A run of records
=======
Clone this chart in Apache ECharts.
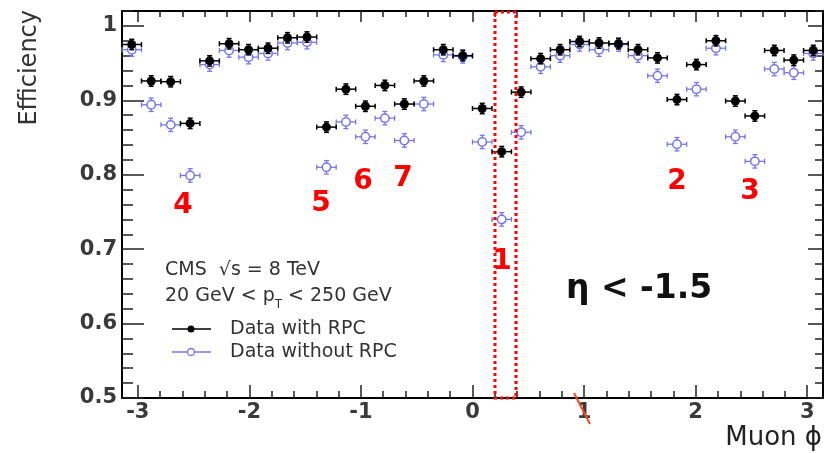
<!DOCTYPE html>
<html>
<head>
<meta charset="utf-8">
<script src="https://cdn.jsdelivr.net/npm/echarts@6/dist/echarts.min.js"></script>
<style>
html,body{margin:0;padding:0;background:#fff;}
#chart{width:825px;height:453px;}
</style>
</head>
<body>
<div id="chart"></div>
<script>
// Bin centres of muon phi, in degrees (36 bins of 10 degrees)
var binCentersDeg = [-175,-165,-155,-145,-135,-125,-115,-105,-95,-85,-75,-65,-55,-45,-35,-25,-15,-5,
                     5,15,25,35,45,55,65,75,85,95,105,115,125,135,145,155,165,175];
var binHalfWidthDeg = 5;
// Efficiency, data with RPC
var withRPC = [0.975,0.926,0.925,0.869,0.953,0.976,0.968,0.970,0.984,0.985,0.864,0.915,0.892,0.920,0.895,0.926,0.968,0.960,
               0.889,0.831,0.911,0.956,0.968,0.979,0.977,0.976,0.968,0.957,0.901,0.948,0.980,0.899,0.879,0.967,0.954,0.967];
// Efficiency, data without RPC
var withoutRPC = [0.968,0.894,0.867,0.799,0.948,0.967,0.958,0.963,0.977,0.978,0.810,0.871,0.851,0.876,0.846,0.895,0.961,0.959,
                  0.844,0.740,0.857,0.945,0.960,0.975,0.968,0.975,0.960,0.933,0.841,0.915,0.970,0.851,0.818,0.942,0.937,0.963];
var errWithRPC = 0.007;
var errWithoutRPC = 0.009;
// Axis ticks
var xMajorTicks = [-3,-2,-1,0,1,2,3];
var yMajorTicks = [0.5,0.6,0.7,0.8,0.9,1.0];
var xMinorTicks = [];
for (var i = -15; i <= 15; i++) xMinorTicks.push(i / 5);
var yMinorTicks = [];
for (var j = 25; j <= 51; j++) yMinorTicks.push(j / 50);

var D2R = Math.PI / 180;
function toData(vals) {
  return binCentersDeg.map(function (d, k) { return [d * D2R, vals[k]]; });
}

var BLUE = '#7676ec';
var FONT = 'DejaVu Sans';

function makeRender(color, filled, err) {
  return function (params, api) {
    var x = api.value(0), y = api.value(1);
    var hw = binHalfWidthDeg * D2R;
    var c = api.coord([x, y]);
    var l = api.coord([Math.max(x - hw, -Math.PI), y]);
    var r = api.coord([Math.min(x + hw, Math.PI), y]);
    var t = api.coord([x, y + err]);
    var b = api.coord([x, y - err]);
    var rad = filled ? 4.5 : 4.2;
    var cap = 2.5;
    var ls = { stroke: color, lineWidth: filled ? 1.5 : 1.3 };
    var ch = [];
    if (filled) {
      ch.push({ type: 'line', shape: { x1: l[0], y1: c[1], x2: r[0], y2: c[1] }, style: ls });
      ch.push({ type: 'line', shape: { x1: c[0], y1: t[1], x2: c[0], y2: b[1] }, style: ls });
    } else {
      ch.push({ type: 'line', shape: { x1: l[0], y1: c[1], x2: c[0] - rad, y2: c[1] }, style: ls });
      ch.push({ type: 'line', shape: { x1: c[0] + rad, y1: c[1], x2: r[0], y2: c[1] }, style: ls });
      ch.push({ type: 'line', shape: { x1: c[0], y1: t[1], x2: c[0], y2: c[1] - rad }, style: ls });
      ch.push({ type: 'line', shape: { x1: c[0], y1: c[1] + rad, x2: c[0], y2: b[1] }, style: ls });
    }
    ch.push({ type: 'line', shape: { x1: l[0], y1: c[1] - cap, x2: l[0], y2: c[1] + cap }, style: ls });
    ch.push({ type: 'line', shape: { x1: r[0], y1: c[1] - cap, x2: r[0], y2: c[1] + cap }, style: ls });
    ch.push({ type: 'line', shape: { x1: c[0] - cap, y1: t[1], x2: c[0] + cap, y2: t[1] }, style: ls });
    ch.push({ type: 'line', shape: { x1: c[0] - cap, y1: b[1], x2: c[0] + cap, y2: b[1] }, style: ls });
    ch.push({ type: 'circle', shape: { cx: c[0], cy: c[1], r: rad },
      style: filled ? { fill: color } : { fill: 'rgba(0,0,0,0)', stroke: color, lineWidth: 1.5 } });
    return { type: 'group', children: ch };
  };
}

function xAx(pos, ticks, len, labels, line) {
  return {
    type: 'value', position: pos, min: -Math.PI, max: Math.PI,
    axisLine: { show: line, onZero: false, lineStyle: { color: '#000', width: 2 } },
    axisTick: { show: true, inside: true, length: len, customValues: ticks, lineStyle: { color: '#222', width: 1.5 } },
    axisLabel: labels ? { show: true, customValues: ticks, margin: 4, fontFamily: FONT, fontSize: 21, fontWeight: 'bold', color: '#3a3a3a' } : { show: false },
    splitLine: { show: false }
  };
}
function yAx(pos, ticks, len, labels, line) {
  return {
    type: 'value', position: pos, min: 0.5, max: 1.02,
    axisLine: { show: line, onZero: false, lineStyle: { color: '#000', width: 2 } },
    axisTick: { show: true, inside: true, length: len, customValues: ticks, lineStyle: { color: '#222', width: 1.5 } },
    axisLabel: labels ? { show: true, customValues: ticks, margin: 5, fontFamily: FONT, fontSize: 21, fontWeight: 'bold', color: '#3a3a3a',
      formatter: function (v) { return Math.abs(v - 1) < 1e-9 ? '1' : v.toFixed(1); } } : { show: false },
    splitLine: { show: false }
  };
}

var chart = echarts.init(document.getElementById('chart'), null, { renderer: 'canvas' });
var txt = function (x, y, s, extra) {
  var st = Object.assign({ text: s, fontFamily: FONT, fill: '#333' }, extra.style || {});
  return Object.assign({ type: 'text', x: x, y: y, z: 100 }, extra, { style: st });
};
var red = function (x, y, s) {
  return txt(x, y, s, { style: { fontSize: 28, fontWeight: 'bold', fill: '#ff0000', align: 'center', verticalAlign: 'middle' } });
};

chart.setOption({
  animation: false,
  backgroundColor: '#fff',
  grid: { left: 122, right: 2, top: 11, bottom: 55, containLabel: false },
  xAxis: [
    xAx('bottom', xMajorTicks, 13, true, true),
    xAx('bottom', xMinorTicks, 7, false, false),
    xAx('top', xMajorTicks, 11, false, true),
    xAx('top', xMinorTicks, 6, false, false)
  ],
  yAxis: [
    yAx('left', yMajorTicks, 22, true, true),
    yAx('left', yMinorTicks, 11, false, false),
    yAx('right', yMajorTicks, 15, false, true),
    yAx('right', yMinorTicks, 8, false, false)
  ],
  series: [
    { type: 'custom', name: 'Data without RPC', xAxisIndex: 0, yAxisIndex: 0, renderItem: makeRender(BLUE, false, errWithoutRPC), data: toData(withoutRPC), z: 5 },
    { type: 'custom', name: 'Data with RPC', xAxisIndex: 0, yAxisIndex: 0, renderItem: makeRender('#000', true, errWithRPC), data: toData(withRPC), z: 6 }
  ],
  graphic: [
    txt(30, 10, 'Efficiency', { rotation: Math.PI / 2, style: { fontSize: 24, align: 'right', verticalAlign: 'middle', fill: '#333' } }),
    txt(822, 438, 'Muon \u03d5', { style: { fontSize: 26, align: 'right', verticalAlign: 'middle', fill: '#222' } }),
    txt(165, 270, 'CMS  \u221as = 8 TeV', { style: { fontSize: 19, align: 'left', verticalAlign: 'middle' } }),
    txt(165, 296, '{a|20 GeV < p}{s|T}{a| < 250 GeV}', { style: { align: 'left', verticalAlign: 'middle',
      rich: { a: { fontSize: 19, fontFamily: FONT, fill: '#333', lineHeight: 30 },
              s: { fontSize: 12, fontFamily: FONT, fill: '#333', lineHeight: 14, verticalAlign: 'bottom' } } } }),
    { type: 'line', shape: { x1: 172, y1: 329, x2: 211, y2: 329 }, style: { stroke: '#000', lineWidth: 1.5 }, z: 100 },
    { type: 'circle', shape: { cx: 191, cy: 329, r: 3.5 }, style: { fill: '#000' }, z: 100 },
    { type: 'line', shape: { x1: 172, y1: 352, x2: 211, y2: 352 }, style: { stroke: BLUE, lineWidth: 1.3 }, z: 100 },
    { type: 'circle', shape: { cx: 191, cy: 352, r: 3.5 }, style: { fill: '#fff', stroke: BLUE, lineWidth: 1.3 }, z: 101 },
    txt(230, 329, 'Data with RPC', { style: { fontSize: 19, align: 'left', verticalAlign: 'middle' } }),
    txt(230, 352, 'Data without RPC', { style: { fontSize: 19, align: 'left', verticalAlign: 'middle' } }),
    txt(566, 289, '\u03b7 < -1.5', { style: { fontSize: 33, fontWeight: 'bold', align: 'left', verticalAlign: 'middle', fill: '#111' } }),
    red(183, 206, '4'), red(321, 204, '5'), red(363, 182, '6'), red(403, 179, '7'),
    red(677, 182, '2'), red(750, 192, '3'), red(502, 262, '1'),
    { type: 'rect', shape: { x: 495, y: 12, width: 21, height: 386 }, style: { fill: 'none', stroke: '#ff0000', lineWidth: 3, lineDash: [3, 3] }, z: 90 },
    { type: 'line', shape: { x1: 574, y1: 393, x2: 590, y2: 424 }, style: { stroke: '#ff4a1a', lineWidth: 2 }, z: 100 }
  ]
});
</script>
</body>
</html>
=======
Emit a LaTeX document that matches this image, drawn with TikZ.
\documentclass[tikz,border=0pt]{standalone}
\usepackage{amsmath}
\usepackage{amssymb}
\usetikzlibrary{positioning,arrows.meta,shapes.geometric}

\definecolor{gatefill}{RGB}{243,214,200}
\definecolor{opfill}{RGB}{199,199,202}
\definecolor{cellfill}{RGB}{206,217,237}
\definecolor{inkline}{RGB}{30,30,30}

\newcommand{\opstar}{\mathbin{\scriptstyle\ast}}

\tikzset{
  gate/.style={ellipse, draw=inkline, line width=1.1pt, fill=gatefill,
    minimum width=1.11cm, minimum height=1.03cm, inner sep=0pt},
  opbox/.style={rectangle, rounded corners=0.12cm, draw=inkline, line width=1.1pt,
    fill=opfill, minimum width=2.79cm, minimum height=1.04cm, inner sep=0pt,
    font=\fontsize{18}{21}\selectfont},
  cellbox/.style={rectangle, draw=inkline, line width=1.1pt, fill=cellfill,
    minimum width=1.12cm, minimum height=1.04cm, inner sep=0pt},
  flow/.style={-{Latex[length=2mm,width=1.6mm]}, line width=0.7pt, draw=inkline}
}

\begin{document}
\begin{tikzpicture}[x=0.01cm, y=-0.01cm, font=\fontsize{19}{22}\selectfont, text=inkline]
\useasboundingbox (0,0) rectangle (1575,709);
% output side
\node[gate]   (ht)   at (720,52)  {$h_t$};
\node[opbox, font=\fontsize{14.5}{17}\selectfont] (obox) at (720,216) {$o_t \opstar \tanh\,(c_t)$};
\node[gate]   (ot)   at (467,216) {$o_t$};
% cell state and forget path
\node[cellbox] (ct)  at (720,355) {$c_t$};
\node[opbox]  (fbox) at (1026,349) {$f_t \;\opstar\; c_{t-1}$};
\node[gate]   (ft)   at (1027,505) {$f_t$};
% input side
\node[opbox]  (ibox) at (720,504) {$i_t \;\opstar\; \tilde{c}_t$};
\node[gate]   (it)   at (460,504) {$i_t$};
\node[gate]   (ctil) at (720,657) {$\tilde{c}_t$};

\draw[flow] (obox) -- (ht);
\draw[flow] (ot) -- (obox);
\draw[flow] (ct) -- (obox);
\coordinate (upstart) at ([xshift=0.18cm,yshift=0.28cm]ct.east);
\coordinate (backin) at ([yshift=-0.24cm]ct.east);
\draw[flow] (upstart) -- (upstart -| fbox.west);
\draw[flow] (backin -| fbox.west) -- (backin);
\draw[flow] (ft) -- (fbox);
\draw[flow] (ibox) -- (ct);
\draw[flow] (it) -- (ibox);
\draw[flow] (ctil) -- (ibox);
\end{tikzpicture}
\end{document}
=======
▸ **What the task requires**: Check each line of the entries above for the word "this". List the ones that have it.

▸ **Task result**:
Clone this chart in Apache ECharts.
Emit a LaTeX document that matches this image, drawn with TikZ.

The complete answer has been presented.